Most African-Americans who crowd Christian churches across the country every Sunday are descended from people who came to the New World as slaves, bringing with them their African religious traditions. Over time, they turned to Christianity.
Dr. Robert Franklin, a professor, ordained minister and
Ford Foundation project officer, says Christianity's message
was a compelling one for people arriving on this continent in
chains.
"For a group of people who had suddenly lost their ability to define themselves, to move about freely, and who more importantly were stigmatized as less than human ... the message that they were somehow loved by God ... was exceedingly empowering psychologically," he said. (264K AIFF sound or 264K WAV sound)
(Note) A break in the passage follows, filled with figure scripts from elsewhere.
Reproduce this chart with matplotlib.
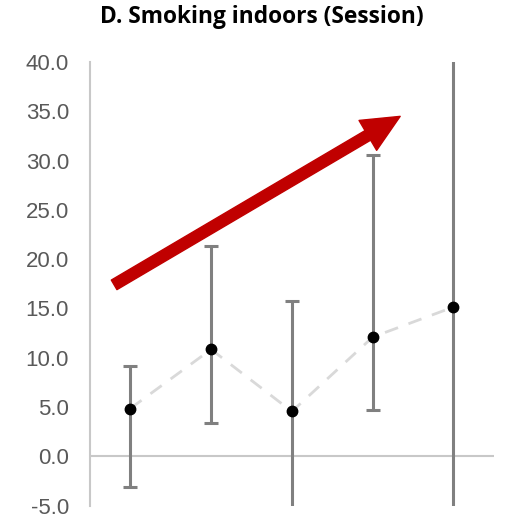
import numpy as np
import matplotlib.pyplot as plt

# session means and interval bounds
sessions = [1, 2, 3, 4, 5]
means = [4.85, 10.85, 4.55, 12.1, 15.15]
lower = [-3.1, 3.4, -8.0, 4.7, -12.0]
upper = [9.2, 21.3, 15.8, 30.6, 48.0]
y_ticks = [-5, 0, 5, 10, 15, 20, 25, 30, 35, 40]

# trend arrow, start and end in data units
arrow_start = (0.80, 17.4)
arrow_end = (4.34, 34.5)

plt.rcParams["font.family"] = ["Liberation Sans", "DejaVu Sans"]

fig = plt.figure(figsize=(5.05, 5.18), dpi=100)
ax = fig.add_axes([0.178, 0.024, 0.80, 0.856])

x = np.array(sessions)
m = np.array(means)
err = np.vstack([m - np.array(lower), np.array(upper) - m])

ax.plot(x, m, ls=(0, (5, 4)), color="#D9D9D9", lw=2, zorder=2)
ax.errorbar(x, m, yerr=err, fmt="none", ecolor="#808080", elinewidth=2.2,
            capsize=5, capthick=2.2, zorder=3)
ax.plot(x, m, "o", color="black", ms=7.5, zorder=4)

ax.axhline(0, color="#C8C8C8", lw=1.5, zorder=1)

ax.annotate("", xy=arrow_end, xytext=arrow_start,
            arrowprops=dict(arrowstyle="simple,tail_width=0.4,head_width=1.25,head_length=1.35",
                            mutation_scale=20, color="#C00000", shrinkA=0, shrinkB=0),
            zorder=5)

ax.set_xlim(0.5, 5.5)
ax.set_ylim(-5, 40)
ax.set_yticks(y_ticks)
ax.set_yticklabels([f"{v:.1f}" for v in y_ticks], fontsize=16, color="#595959")
ax.set_xticks([])
ax.tick_params(axis="y", length=0, pad=15)

for side in ["top", "right", "bottom"]:
    ax.spines[side].set_visible(False)
ax.spines["left"].set_color("#C8C8C8")
ax.spines["left"].set_linewidth(1.5)

fig.text(0.519, 0.967, "D. Smoking indoors (Session)", ha="center", va="center",
         fontsize=16.4, fontweight="bold", family=["Open Sans", "DejaVu Sans"])

fig.savefig("out.png", dpi=100)
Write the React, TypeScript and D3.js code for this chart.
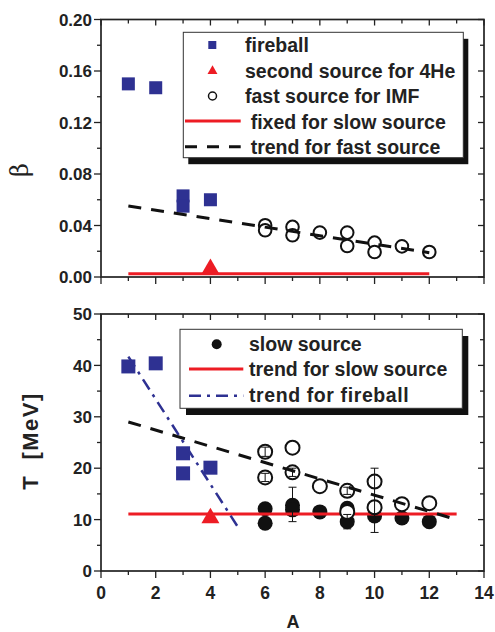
import React from "react";
import * as d3 from "d3";

// fireball (blue squares)
const fireballA = [1, 2, 3, 3, 4];
const fireballBeta = [0.150, 0.147, 0.063, 0.055, 0.060];
const fireballT = [39.8, 40.4, 22.9, 19.0, 20.1];

// second source for 4He (red triangle)
const heA = [4];
const heBeta = [0.0064];
const heT = [10.3];

// fast source for IMF (open circles)
const fastA = [6, 6, 7, 7, 8, 9, 9, 10, 10, 11, 12];
const fastBeta = [0.0402, 0.0363, 0.0389, 0.0324, 0.0345, 0.0345, 0.0241, 0.0267, 0.0194, 0.0238, 0.0194];
const fastT = [23.2, 18.2, 24.0, 19.2, 16.5, 15.6, 11.5, 17.4, 12.4, 13.0, 13.2];

// slow source (filled circles)
const slowA = [6, 6, 7, 7, 8, 9, 9, 10, 11, 12];
const slowT = [12.1, 9.3, 12.8, 11.9, 11.5, 12.2, 9.6, 10.7, 10.3, 9.6];

// error bars in T panel
const errA = [6, 6, 7, 7, 9, 9, 10];
const errLow = [22.3, 17.4, 18.4, 9.6, 14.9, 8.2, 7.5];
const errHigh = [24.1, 19.0, 20.0, 16.3, 16.3, 11.0, 20.0];

// trend lines
const slowBetaLineA = [1, 12];
const slowBetaLine = [0.0026, 0.0026];
const fastBetaLineA = [1, 12];
const fastBetaLine = [0.0552, 0.0189];
const slowTLineA = [1, 13];
const slowTLine = [11.1, 11.1];
const fastTLineA = [1, 13];
const fastTLine = [29.0, 10.0];
const fireTLineA = [1, 5];
const fireTLine = [41.7, 8.6];

const betaTicks = [0, 0.04, 0.08, 0.12, 0.16, 0.2];
const betaMinor = [0.02, 0.06, 0.1, 0.14, 0.18];
const tTicks = [0, 10, 20, 30, 40, 50];
const tMinor = [5, 15, 25, 35, 45];
const aTicks = [0, 2, 4, 6, 8, 10, 12, 14];
const aMinor = [1, 3, 5, 7, 9, 11, 13];

const FONT = "'Liberation Sans', Arial, Helvetica, sans-serif";
const BLUE = "#2e3192";
const RED = "#ed1c24";

const x = d3.scaleLinear().domain([0, 14]).range([101, 484]);
const yB = d3.scaleLinear().domain([0, 0.2]).range([277, 19.5]);
const yT = d3.scaleLinear().domain([0, 50]).range([571, 314]);

const line = (xs: number[], ys: number[], y: d3.ScaleLinear<number, number>) =>
  d3.line<number>().x((d) => x(d)).y((_, i) => y(ys[i]))(xs) as string;

const tri = (size: number) => d3.symbol().type(d3.symbolTriangle).size(size)() as string;

function Frame({ y, yTicks, yMinor, fmt, xLabels }: any) {
  const [y0, y1] = y.range();
  const x0 = x(0), x1 = x(14);
  return (
    <g>
      <rect x={x0} y={y1} width={x1 - x0} height={y0 - y1} fill="none" stroke="#222" strokeWidth={1.7} />
      {aTicks.map((t) => (
        <g key={"xa" + t}>
          <line x1={x(t)} x2={x(t)} y1={y0} y2={y0 + 7} stroke="#222" strokeWidth={1.3} />
          <line x1={x(t)} x2={x(t)} y1={y1} y2={y1 + 6} stroke="#222" strokeWidth={1.3} />
        </g>
      ))}
      {aMinor.map((t) => (
        <g key={"xm" + t}>
          <line x1={x(t)} x2={x(t)} y1={y0} y2={y0 + 4} stroke="#222" strokeWidth={1.3} />
          <line x1={x(t)} x2={x(t)} y1={y1} y2={y1 + 4} stroke="#222" strokeWidth={1.3} />
        </g>
      ))}
      {yTicks.map((t: number) => (
        <g key={"ya" + t}>
          <line x1={x0 - 7} x2={x0} y1={y(t)} y2={y(t)} stroke="#222" strokeWidth={1.3} />
          <line x1={x1 - 6} x2={x1} y1={y(t)} y2={y(t)} stroke="#222" strokeWidth={1.3} />
          <text x={x0 - 9} y={y(t)} dy="0.36em" textAnchor="end" fontFamily={FONT} fontWeight="bold" fontSize={17} fill="#222">
            {fmt(t)}
          </text>
        </g>
      ))}
      {yMinor.map((t: number) => (
        <g key={"ym" + t}>
          <line x1={x0 - 4} x2={x0} y1={y(t)} y2={y(t)} stroke="#222" strokeWidth={1.3} />
          <line x1={x1 - 4} x2={x1} y1={y(t)} y2={y(t)} stroke="#222" strokeWidth={1.3} />
        </g>
      ))}
      {xLabels &&
        aTicks.map((t) => (
          <text key={"xl" + t} x={x(t)} y={599} textAnchor="middle" fontFamily={FONT} fontWeight="bold" fontSize={17.5} fill="#222">
            {t}
          </text>
        ))}
    </g>
  );
}

export default function App() {
  const legendText = { fontFamily: FONT, fontWeight: "bold", fontSize: 19.5, fill: "#222" } as any;
  return (
    <svg width={495} height={632} style={{ position: "absolute", left: 0, top: 0, background: "#fff" }}>
      {/* ---------- top panel: beta ---------- */}
      {fireballA.map((a, i) => (
        <rect key={"fb" + i} x={x(a) - 6.5} y={yB(fireballBeta[i]) - 6.5} width={13} height={13} fill={BLUE} />
      ))}
      {fastA.map((a, i) => (
        <circle key={"fc" + i} cx={x(a)} cy={yB(fastBeta[i])} r={6.3} fill="#fff" stroke="#111" strokeWidth={2} />
      ))}
      <path d={line(fastBetaLineA, fastBetaLine, yB)} fill="none" stroke="#111" strokeWidth={3} strokeDasharray="13,10" />
      <path d={line(slowBetaLineA, slowBetaLine, yB)} fill="none" stroke={RED} strokeWidth={3} />
      {heA.map((a, i) => (
        <path key={"he" + i} d={tri(140)} transform={`translate(${x(a)},${yB(heBeta[i])})`} fill={RED} />
      ))}
      <Frame y={yB} yTicks={betaTicks} yMinor={betaMinor} fmt={(d: number) => d3.format(".2f")(d)} xLabels={false} />

      {/* top legend */}
      <rect x={188.3} y={38.8} width={280} height={125.4} fill="#111" />
      <rect x={183.3} y={32.3} width={280} height={125.4} fill="#fff" stroke="#333" strokeWidth={1} />
      <rect x={208.3} y={41} width={8} height={8} fill={BLUE} />
      <path d={tri(43)} transform="translate(212.5,71)" fill={RED} />
      <circle cx={212.5} cy={96} r={4} fill="#fff" stroke="#111" strokeWidth={1.5} />
      <line x1={185} x2={240.7} y1={121} y2={121} stroke={RED} strokeWidth={3} />
      <line x1={185} x2={240.7} y1={146.7} y2={146.7} stroke="#111" strokeWidth={3} strokeDasharray="12,10" />
      <text x={245} y={52} {...legendText}>fireball</text>
      <text x={245} y={77.5} {...legendText}>second source for 4He</text>
      <text x={245} y={103} {...legendText}>fast source for IMF</text>
      <text x={250.7} y={128.5} {...legendText}>fixed for slow source</text>
      <text x={250.7} y={153.5} {...legendText}>trend for fast source</text>

      {/* ---------- bottom panel: T ---------- */}
      {fireballA.map((a, i) => (
        <rect key={"tb" + i} x={x(a) - 7} y={yT(fireballT[i]) - 7} width={14} height={14} fill={BLUE} />
      ))}
      {slowA.map((a, i) => (
        <circle key={"sc" + i} cx={x(a)} cy={yT(slowT[i])} r={7.5} fill="#111" />
      ))}
      <path d={line(slowTLineA, slowTLine, yT)} fill="none" stroke={RED} strokeWidth={3} />
      {fastA.map((a, i) => (
        <circle key={"tc" + i} cx={x(a)} cy={yT(fastT[i])} r={7} fill="#fff" stroke="#111" strokeWidth={2} />
      ))}
      <path d={line(fastTLineA, fastTLine, yT)} fill="none" stroke="#111" strokeWidth={3} strokeDasharray="13,10" />
      <path d={line(fireTLineA, fireTLine, yT)} fill="none" stroke={BLUE} strokeWidth={2.5} strokeDasharray="12,6,3,6" />
      {errA.map((a, i) => (
        <g key={"eb" + i} stroke="#111" strokeWidth={1}>
          <line x1={x(a)} x2={x(a)} y1={yT(errLow[i])} y2={yT(errHigh[i])} />
          <line x1={x(a) - 4} x2={x(a) + 4} y1={yT(errLow[i])} y2={yT(errLow[i])} />
          <line x1={x(a) - 4} x2={x(a) + 4} y1={yT(errHigh[i])} y2={yT(errHigh[i])} />
        </g>
      ))}
      {heA.map((a, i) => (
        <path key={"het" + i} d={tri(140)} transform={`translate(${x(a)},${yT(heT[i])})`} fill={RED} />
      ))}
      <Frame y={yT} yTicks={tTicks} yMinor={tMinor} fmt={(d: number) => String(d)} xLabels={true} />

      {/* bottom legend */}
      <rect x={186} y={336} width={282.3} height={79} fill="#111" />
      <rect x={180} y={329.3} width={282.3} height={79} fill="#fff" stroke="#333" strokeWidth={1} />
      <circle cx={216.7} cy={344.3} r={5} fill="#111" />
      <line x1={189} x2={243.3} y1={369} y2={369} stroke={RED} strokeWidth={3} />
      <line x1={189} x2={243.3} y1={395.7} y2={395.7} stroke={BLUE} strokeWidth={2.5} strokeDasharray="12,6,3,6" />
      <text x={249} y={351} {...legendText}>slow source</text>
      <text x={249} y={375.5} {...legendText}>trend for slow source</text>
      <text x={249} y={402} {...legendText} letterSpacing={0.6}>trend for fireball</text>

      {/* axis titles */}
      <text x={293} y={628} textAnchor="middle" fontFamily={FONT} fontWeight="bold" fontSize={18} fill="#222">A</text>
      <text transform="translate(28,170) rotate(-90)" textAnchor="middle" fontFamily="'DejaVu Serif', 'Liberation Serif', serif" fontSize={24} fill="#222">β</text>
      <text transform="translate(38,441) rotate(-90)" textAnchor="middle" fontFamily={FONT} fontWeight="bold" fontSize={22} letterSpacing={1.5} fill="#222" style={{ whiteSpace: "pre" }}>T  [MeV]</text>
    </svg>
  );
}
Political empowerment came 300 years later, a century after the abolition of slavery. And Franklin credits "the church."
"The civil rights movement in the United States could not have occurred without the black church, without the message of freedom being proclaimed every week by talented, articulate preachers," he said.
But now, barely three decades after the movement began, the black church is in decline. Franklin says a generation ago, four out of every five inner city black men had some contact with church or Sunday school. Today, studies show three out of five have no church contact whatsoever.
Franklin says things changed when the economy changed,
eliminating many low-skill, high-paying jobs.
"The absence of those jobs meant that larger numbers of men, working class men, were unemployed," he said, "and many of them began to sort of drop out of the institutional infrastructure of the black community's life." (298K AIFF sound or 298K WAV sound)
For some African-Americans, the Nation of Islam is filling the void. The growth of the branch of Americanized Islam led by Louis Farrakhan continues a shift that began 30 years ago, when another generation turned from the pacifism of Martin Luther King Jr. to the more militant message of Malcolm X.
"I think that Malcolm's message caught on with a younger generation who were impatient with King's southern Christian activism," Franklin said. "And so it was precisely the appeal of a more aggressive response to injustice that made Islam attractive to younger people."
While Franklin and others are unsure if the Americanized Islam of Malcolm X and Farrakhan will continue its growth, there is no question that the tradition Islam brought to the United States by Muslim immigrants is growing rapidly.
By some estimates there are as many as 8 million Muslims in American today. Though there is wide disagreement about current numbers, some scholars predict Islam could surpass Judaism to become the nation's second largest religious group early in the next century.